In paragraph 43, the GIRM states: “In the dioceses of the United States of America, they should kneel, beginning after the singing or recitation of the Sanctus (Holy, Holy, Holy), until after the Amen of the Eucharistic Prayer, except when prevented on occasion by ill health, or for reasons of lack of space, of the large number of people present, or for another reasonable cause. The faithful (again should) kneel after the Agnus Dei (Lamb of God) unless the diocesan bishop determines otherwise.”

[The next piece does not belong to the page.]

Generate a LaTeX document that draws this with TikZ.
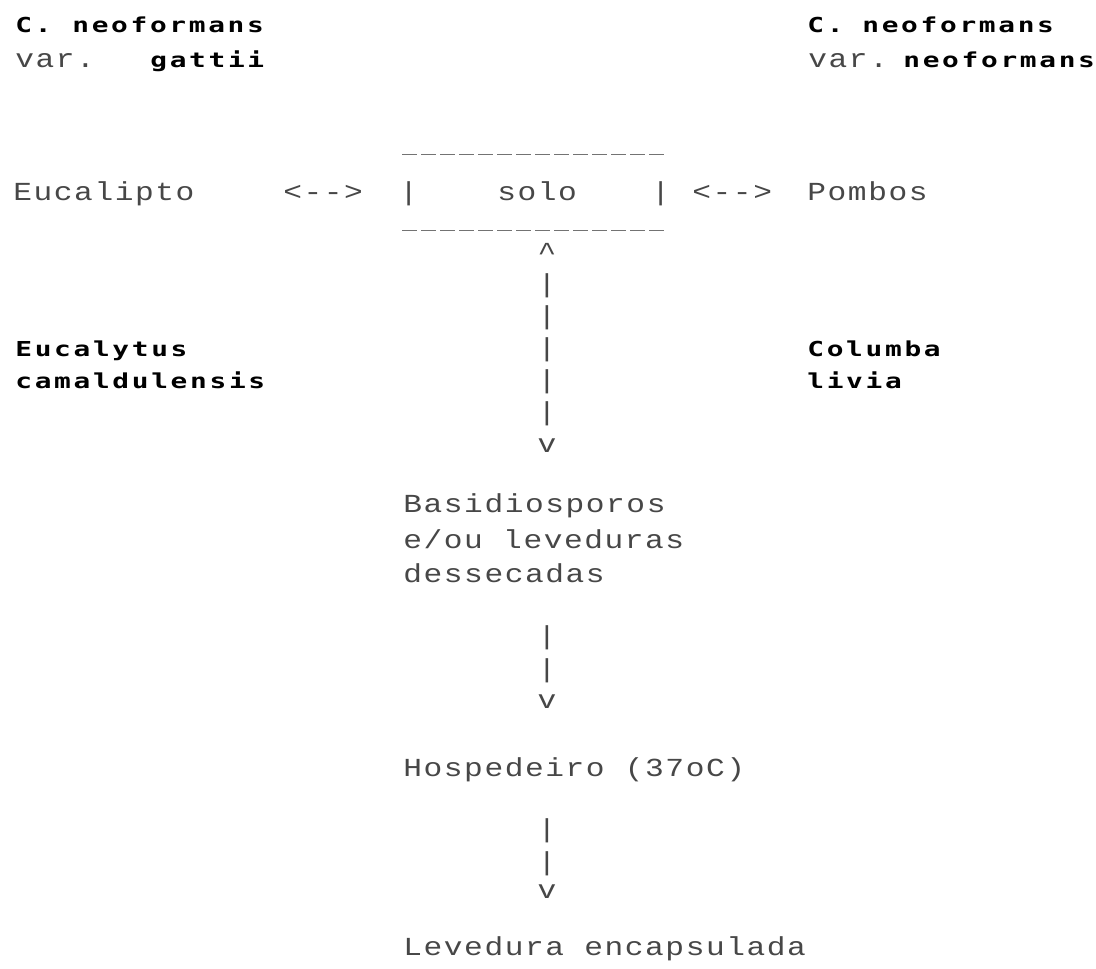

So, although this question is not addressed in the GIRM, there are a few things that can be gleaned in regard to it:

  • First, if the diocesan bishop can determine the practice in his diocese, it is a local discipline that may be determined rather than a “universal rule;”
  • Second, kneeling is the prescribed action of the faithful during this specific time of the Mass if possible. In our diocese, there has not been a specific directive given, so we would automatically default to the norm for all dioceses of the United States, which says that the faithful should kneel. However, there is no prescribed amount of time or direction as to when the faithful would cease kneeling after the Agnus Dei.

All these words and, yet, no actual answer. Well, although when one should cease kneeling after the reception of holy Communion is not explicitly addressed with the GIRM, it is addressed implicitly when one reads further in paragraph 43: “For the sake of uniformity in gestures and bodily postures during one and the same celebration, the faithful should follow the instructions which the deacon, a lay minister or the priest gives, according to what is laid down in the missal.”

In other words, in order to maintain the unity with which the sacrifice is offered, one should follow the practice and direction of the congregation as they are instructed either by word and gesture or by example.

So, if one’s parish has a practice to cease kneeling after the Blessed Sacrament is reposed in the tabernacle, then one should do the same. Likewise, if the practice of the parish is to stop kneeling after the priest and deacon are seated, then that would be appropriate as well.

Johnson is divine worship director for the Diocese of Green Bay.